Marcharse a media tarde es perderse la llegada del grueso de los bañistas, que sobre las cuatro y media empiezan a contarse al por mayor. Hay dos jóvenes, con acento sudamericano, que llegan en taxi hasta el pie de la playa. Se abrazan al bajarse y dicen: «¡Estamos en la playa de Galicia, esto es maravilloso!». No les falta razón. Tanto júbilo llevan encima que hasta se despiden del taxista con un abrazo.  

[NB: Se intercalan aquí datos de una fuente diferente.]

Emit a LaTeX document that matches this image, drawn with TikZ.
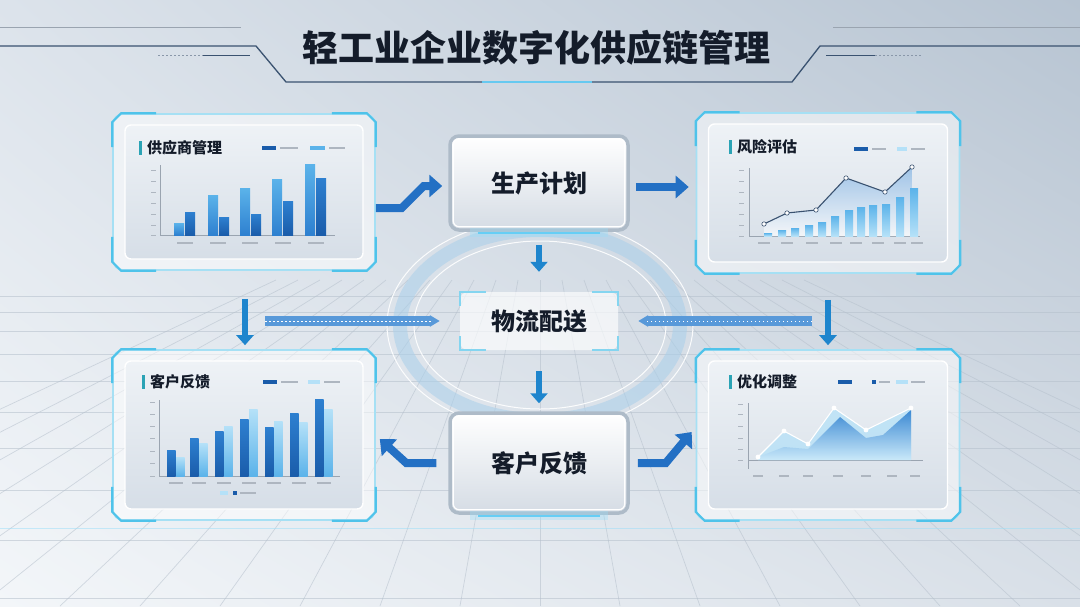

Quizás sería bueno esperar al bus de última hora para vivir un viaje tan entretenido a la vuelta como en el de ida. Porque la de media tarde es una travesía descafeinada. Para empezar, no se va como sardinas. Como mucho, solo se quedan sin asiento cinco o seis personas. Y, para seguir, a media tarde, quizás contagiados por la hora de la siesta, los pasajeros van prácticamente callados. Menos mal que está Radio Verbena para evitar el silencio. El autocar arranca de Marín al ritmo de Si yo tuviera una escoba. Pasa un par de paradas mientras suena «al partir, un beso y una flor» y va acercándose a Lourizán mientras los altavoces saltan en el aire con  el Gloria de Umberto Tozzi. Todo ello, por cierto, a ritmo de salsa. O de bachata, quién sabe. 

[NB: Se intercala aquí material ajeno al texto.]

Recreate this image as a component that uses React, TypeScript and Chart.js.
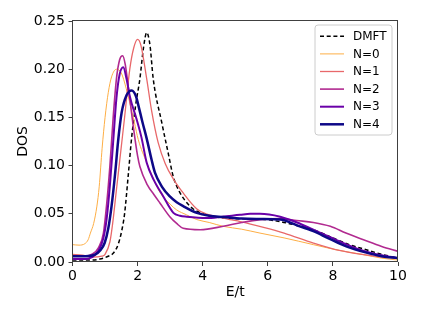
import React, { useEffect, useRef } from "react";
import { Chart, registerables } from "chart.js";

Chart.register(...registerables);

const xTicks = [0, 2, 4, 6, 8, 10];
const yTicks = [0, 0.05, 0.1, 0.15, 0.2, 0.25];

const seriesLabels = ["DMFT", "N=0", "N=1", "N=2", "N=3", "N=4"];

const dmftE = [0, 0.5, 0.84, 1.1, 1.25, 1.4, 1.51, 1.6, 1.71, 1.82, 1.95, 2.07, 2.18, 2.28, 2.38, 2.48, 2.74, 2.94, 3.1, 3.3, 3.5, 3.71, 4.0, 4.33, 5.0, 5.8, 6.5, 7.0, 7.4, 8.0, 8.5, 8.94, 9.5, 10];
const dmftDos = [0.002, 0.002, 0.003, 0.006, 0.009, 0.018, 0.032, 0.05, 0.089, 0.13, 0.165, 0.19, 0.222, 0.238, 0.225, 0.19, 0.145, 0.113, 0.088, 0.072, 0.062, 0.055, 0.05, 0.047, 0.045, 0.0445, 0.041, 0.037, 0.0335, 0.025, 0.018, 0.0135, 0.008, 0.004];

const n0E = [0, 0.2, 0.38, 0.48, 0.55, 0.65, 0.75, 0.82, 0.91, 1.0, 1.1, 1.2, 1.35, 1.5, 1.65, 1.76, 1.9, 2.02, 2.28, 2.5, 2.69, 3.0, 3.2, 3.5, 3.82, 4.2, 4.63, 5.2, 5.76, 6.5, 7.4, 8.2, 8.94, 9.5, 10];
const n0Dos = [0.018, 0.0175, 0.019, 0.023, 0.03, 0.04, 0.058, 0.078, 0.118, 0.15, 0.176, 0.192, 0.2, 0.196, 0.18, 0.165, 0.145, 0.127, 0.103, 0.085, 0.072, 0.06, 0.054, 0.049, 0.044, 0.041, 0.037, 0.034, 0.03, 0.025, 0.018, 0.012, 0.0076, 0.004, 0.002];

const n1E = [0, 0.3, 0.6, 0.9, 1.0, 1.15, 1.23, 1.35, 1.5, 1.6, 1.76, 1.88, 2.0, 2.1, 2.28, 2.43, 2.63, 2.85, 3.1, 3.4, 3.82, 4.1, 4.43, 4.84, 5.15, 5.87, 6.5, 7.4, 8.2, 8.94, 9.5, 10];
const n1Dos = [0.008, 0.007, 0.005, 0.006, 0.008, 0.021, 0.039, 0.075, 0.12, 0.15, 0.2, 0.222, 0.231, 0.225, 0.19, 0.157, 0.124, 0.102, 0.086, 0.0716, 0.055, 0.05, 0.047, 0.044, 0.042, 0.036, 0.03, 0.0197, 0.012, 0.0076, 0.005, 0.004];

const n2E = [0, 0.4, 0.6, 0.8, 0.95, 1.05, 1.15, 1.25, 1.35, 1.45, 1.54, 1.62, 1.72, 1.85, 2.0, 2.07, 2.3, 2.5, 2.69, 2.99, 3.2, 3.4, 3.92, 4.63, 5.2, 5.76, 6.4, 6.89, 7.4, 7.92, 8.4, 8.94, 9.5, 10];
const n2Dos = [0.006, 0.006, 0.008, 0.015, 0.03, 0.06, 0.1, 0.15, 0.19, 0.21, 0.214, 0.205, 0.18, 0.145, 0.11, 0.099, 0.08, 0.07, 0.061, 0.047, 0.04, 0.035, 0.0335, 0.037, 0.041, 0.044, 0.045, 0.043, 0.041, 0.037, 0.03, 0.023, 0.016, 0.011];

const n3E = [0, 0.4, 0.6, 0.8, 0.95, 1.05, 1.15, 1.25, 1.35, 1.45, 1.56, 1.66, 1.76, 1.97, 2.12, 2.28, 2.5, 2.79, 3.1, 3.3, 3.51, 4.12, 4.6, 5.15, 5.46, 5.76, 6.38, 6.9, 7.4, 7.9, 8.43, 9.0, 9.5, 10];
const n3Dos = [0.003, 0.003, 0.005, 0.012, 0.025, 0.045, 0.08, 0.125, 0.17, 0.195, 0.202, 0.19, 0.172, 0.148, 0.129, 0.103, 0.085, 0.068, 0.051, 0.048, 0.047, 0.0456, 0.047, 0.049, 0.05, 0.05, 0.047, 0.041, 0.0335, 0.026, 0.018, 0.011, 0.007, 0.004];

const n4E = [0, 0.4, 0.69, 0.85, 0.99, 1.1, 1.2, 1.31, 1.4, 1.51, 1.66, 1.82, 1.95, 2.02, 2.15, 2.28, 2.43, 2.53, 2.75, 2.99, 3.2, 3.4, 3.82, 4.2, 4.63, 5.2, 5.76, 6.38, 6.9, 7.4, 7.9, 8.43, 9.0, 9.5, 10];
const n4Dos = [0.006, 0.006, 0.0076, 0.012, 0.02, 0.035, 0.058, 0.092, 0.125, 0.155, 0.173, 0.178, 0.172, 0.163, 0.145, 0.128, 0.106, 0.093, 0.078, 0.068, 0.062, 0.058, 0.051, 0.048, 0.0467, 0.045, 0.0446, 0.044, 0.038, 0.032, 0.024, 0.016, 0.01, 0.006, 0.004];

const seriesE = [dmftE, n0E, n1E, n2E, n3E, n4E];
const seriesDos = [dmftDos, n0Dos, n1Dos, n2Dos, n3Dos, n4Dos];
const seriesColors = ["#000000", "#fdae45", "#e8686a", "#b12a90", "#6a00a8", "#0d0887"];
const seriesWidths = [1.5, 1, 1.3, 1.6, 2, 2.5];
const seriesDash: number[][] = [[4, 2.7], [], [], [], [], []];

const FONT = "DejaVu Sans";

const framePlugin = {
  id: "frameAndLegend",
  afterDraw(chart: any) {
    const { ctx, chartArea } = chart;
    ctx.save();
    const l = Math.round(chartArea.left) - 0.5;
    const t = Math.round(chartArea.top) - 0.5;
    const r = Math.round(chartArea.right) - 0.5;
    const b = Math.round(chartArea.bottom) - 0.5;
    ctx.strokeStyle = "#404040";
    ctx.lineWidth = 1;
    ctx.setLineDash([]);
    ctx.strokeRect(l, t, r - l, b - t);

    const bx = 315, by = 25, bw = 77, bh = 110, rad = 3;
    ctx.beginPath();
    ctx.moveTo(bx + rad, by);
    ctx.lineTo(bx + bw - rad, by);
    ctx.quadraticCurveTo(bx + bw, by, bx + bw, by + rad);
    ctx.lineTo(bx + bw, by + bh - rad);
    ctx.quadraticCurveTo(bx + bw, by + bh, bx + bw - rad, by + bh);
    ctx.lineTo(bx + rad, by + bh);
    ctx.quadraticCurveTo(bx, by + bh, bx, by + bh - rad);
    ctx.lineTo(bx, by + rad);
    ctx.quadraticCurveTo(bx, by, bx + rad, by);
    ctx.closePath();
    ctx.fillStyle = "rgba(255,255,255,0.8)";
    ctx.fill();
    ctx.strokeStyle = "#cccccc";
    ctx.stroke();

    const datasets = chart.data.datasets;
    datasets.forEach((ds: any, i: number) => {
      const y = 36.3 + i * 17.6;
      ctx.beginPath();
      ctx.setLineDash(ds.borderDash || []);
      ctx.strokeStyle = ds.borderColor;
      ctx.lineWidth = ds.borderWidth;
      ctx.moveTo(320, y);
      ctx.lineTo(344, y);
      ctx.stroke();
      ctx.setLineDash([]);
      ctx.fillStyle = "#000";
      ctx.font = `12px '${FONT}'`;
      ctx.textBaseline = "middle";
      ctx.textAlign = "left";
      ctx.fillText(ds.label, 353, y + 0.5);
    });
    ctx.restore();
  },
};

export default function App() {
  const ref = useRef<HTMLCanvasElement | null>(null);
  useEffect(() => {
    if (!ref.current) return;
    const datasets = seriesLabels.map((label, i) => ({
      label,
      data: seriesE[i].map((e, k) => ({ x: e, y: seriesDos[i][k] })),
      borderColor: seriesColors[i],
      backgroundColor: seriesColors[i],
      borderWidth: seriesWidths[i],
      borderDash: seriesDash[i],
      pointRadius: 0,
      fill: false,
      cubicInterpolationMode: "monotone" as const,
      order: seriesLabels.length - i,
    }));
    const chart = new Chart(ref.current, {
      type: "line",
      data: { datasets },
      plugins: [framePlugin],
      options: {
        animation: false,
        responsive: false,
        devicePixelRatio: 1,
        layout: { padding: { top: 21, right: 25, left: 0, bottom: 0 } },
        plugins: { legend: { display: false }, tooltip: { enabled: false } },
        scales: {
          x: {
            type: "linear",
            min: 0,
            max: 10,
            afterBuildTicks: (s: any) => {
              s.ticks = xTicks.map((v) => ({ value: v }));
            },
            afterFit: (s: any) => {
              s.height = 55;
            },
            ticks: {
              color: "#000",
              font: { family: FONT, size: 14 },
              padding: 2,
              maxRotation: 0,
              callback: (v: any) => String(v),
            },
            grid: { display: true, drawOnChartArea: false, drawTicks: true, tickLength: 4, color: "#404040" },
            border: { display: false },
            title: { display: true, text: "E/t", color: "#000", font: { family: FONT, size: 14 }, padding: { top: 0, bottom: 16 } },
          },
          y: {
            type: "linear",
            min: 0,
            max: 0.25,
            afterBuildTicks: (s: any) => {
              s.ticks = yTicks.map((v) => ({ value: v }));
            },
            afterFit: (s: any) => {
              s.width = 72.5;
            },
            ticks: {
              color: "#000",
              font: { family: FONT, size: 14 },
              padding: 3.5,
              callback: (v: any) => Number(v).toFixed(2),
            },
            grid: { display: true, drawOnChartArea: false, drawTicks: true, tickLength: 4, color: "#404040" },
            border: { display: false },
            title: { display: true, text: "DOS", color: "#000", font: { family: FONT, size: 14 }, padding: { top: 14.5, bottom: 0 } },
          },
        },
      },
    });
    return () => chart.destroy();
  }, []);
  return (
    <div style={{ position: "fixed", left: 0, top: 0, width: 423, height: 317, background: "#fff" }}>
      <canvas ref={ref} width={423} height={317} style={{ width: 423, height: 317, display: "block" }} />
    </div>
  );
}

La llegada al centro de Pontevedra se produce a los 21 minutos de arrancar de Marín, es decir, el bus ha logrado recortar cuatro minutos con respecto al viaje de ida. La última parada es en la plaza de Galicia. En Radio Verbena ponen La chica ye ye. Algunos viajeros la tararean pese a ese ritmo infernal con el que suena. Otros siguen a lo suyo. Quizás no se quieren enterar, ye ye.